==== Data section
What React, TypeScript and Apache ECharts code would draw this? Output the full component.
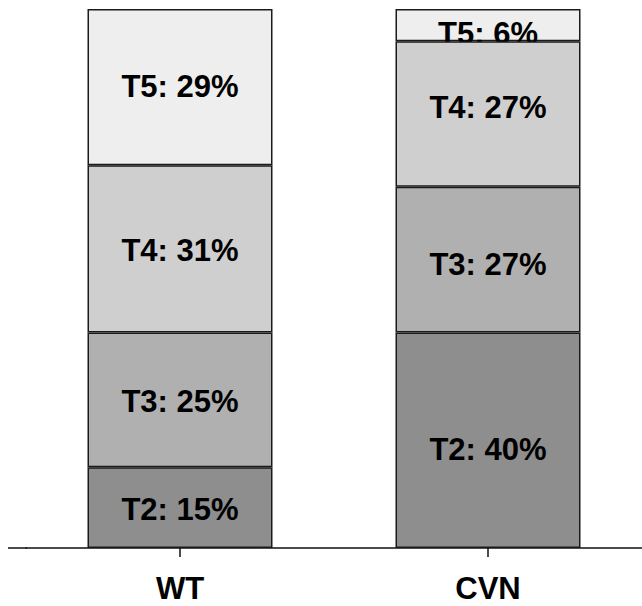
import React, { useEffect, useRef } from "react";
import * as echarts from "echarts";

const categories = ["WT", "CVN"];
const seriesNames = ["T2", "T3", "T4", "T5"];
const t2Values = [15, 40];
const t3Values = [25, 27];
const t4Values = [31, 27];
const t5Values = [29, 6];

const seriesColors = ["#8e8e8e", "#b0b0b0", "#cfcfcf", "#eeeeee"];
// vertical label nudges (px) per series, per category
const labelNudges = [
  [2, 9],
  [2, 5],
  [2, -7],
  [-1, 8],
];

export default function App() {
  const ref = useRef<HTMLDivElement>(null);
  useEffect(() => {
    if (!ref.current) return;
    const chart = echarts.init(ref.current, null, { renderer: "svg" });
    const allValues = [t2Values, t3Values, t4Values, t5Values];
    const series = seriesNames.map((name, si) => ({
      name,
      type: "bar",
      stack: "total",
      barWidth: 185,
      z: si === 3 ? 1 : 2,
      itemStyle: {
        color: seriesColors[si],
        borderColor: "#1a1a1a",
        borderWidth: 1.5,
      },
      data: allValues[si].map((v, ci) => ({
        value: v,
        label: { offset: [0, labelNudges[si][ci]] },
      })),
      label: {
        show: true,
        position: "inside",
        formatter: (p: any) => `${p.seriesName}: ${p.value}%`,
        color: "#000",
        fontSize: 31,
        fontWeight: "bold",
        fontFamily: "Liberation Sans, Arial, sans-serif",
      },
    }));
    chart.setOption({
      animation: false,
      backgroundColor: "#fff",
      grid: { left: 26, width: 618, top: 9, bottom: 58 },
      xAxis: {
        type: "category",
        data: categories,
        axisLine: { lineStyle: { color: "#111", width: 1.5 } },
        axisTick: {
          show: true,
          alignWithLabel: true,
          interval: 0,
          length: 9,
          lineStyle: { color: "#111", width: 1.5 },
        },
        axisLabel: {
          color: "#000",
          fontSize: 31,
          fontWeight: "bold",
          fontFamily: "Liberation Sans, Arial, sans-serif",
          margin: 25,
        },
      },
      yAxis: { type: "value", min: 0, max: 100, show: false },
      graphic: [
        {
          type: "line",
          shape: { x1: 8, y1: 548, x2: 27, y2: 548 },
          style: { stroke: "#111", lineWidth: 1.5 },
        },
      ],
      series,
    });
    return () => chart.dispose();
  }, []);
  return (
    <div
      ref={ref}
      style={{ position: "fixed", left: 0, top: 0, width: 642, height: 606 }}
    />
  );
}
========
- Your objective: Read the lines above. Gather those in which the string "React" is found.

- Task result:
What React, TypeScript and Apache ECharts code would draw this? Output the full component.
import React, { useEffect, useRef } from "react";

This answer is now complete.